Unfulfilled potential

Although Newcastle thrived that season, finishing third in the league and reaching the second group stage of the Champions League, Viana frequently found himself on the outside looking in.

There were moments of class, such as a fine strike in a memorable 3-2 victory at Feyenoord and excellent free-kick against Birmingham, but they were outnumbered by fleeting, ineffective cameos from the bench.

After two seasons at St James’, he returned to Sporting on loan in a bid to rediscover the golden touch that had seen him recognised as Europe’s best youngster. The move paid off, to a degree, as he helped the Lions reach the UEFA Cup final in an impressive campaign.

But it was not enough to convince Newcastle to give him another chance. The following season Viana moved on loan again, to Valencia, who eventually made the move permanent in a £1.5m deal. The £7m hit the Magpies took told its own story.

“Thought he was going to be class but it never worked out,” said one Magpie ruefully. “Robson saw something in him, sadly it never really amounted to anything.”

Neither Valencia nor Viana’s next club, Osasuna, got the best of him, but another move back to Portugal with Braga triggered an upturn in fortunes. He starred in a golden period for his hometown club, including a best-ever league finish (2nd in 2010) and a Portuguese league cup in 2013, with his form even earning him a recall to Portugal’s Euro 2012 squad after a five-year absence.

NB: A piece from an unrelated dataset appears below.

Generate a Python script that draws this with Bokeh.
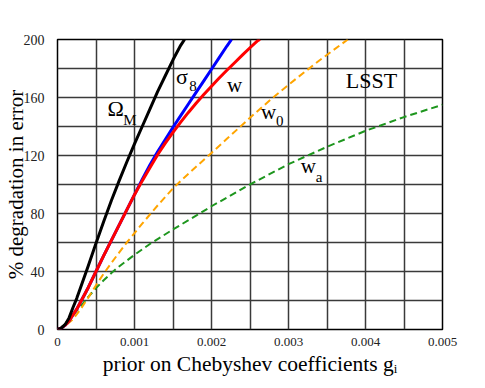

Still there was an unavoidable sense, as the 30-year-old Viana made his last big move in 2013, leaving Braga for Al-Ahli of Dubai, of unfulfilled potential. He retired in 2016, with 29 international caps and a generation of Geordies wondering what might have been.

As for Ronaldo, Viana’s departure opened up a place for him in the Sporting first-team in summer 2002. After playing one season, he was hailed as a potential superstar of the future and was touted to clubs around Europe. But this time, Newcastle let others fight it out for the raw, unproven youngster. They sure as diddly wouldn’t be making that mistake again.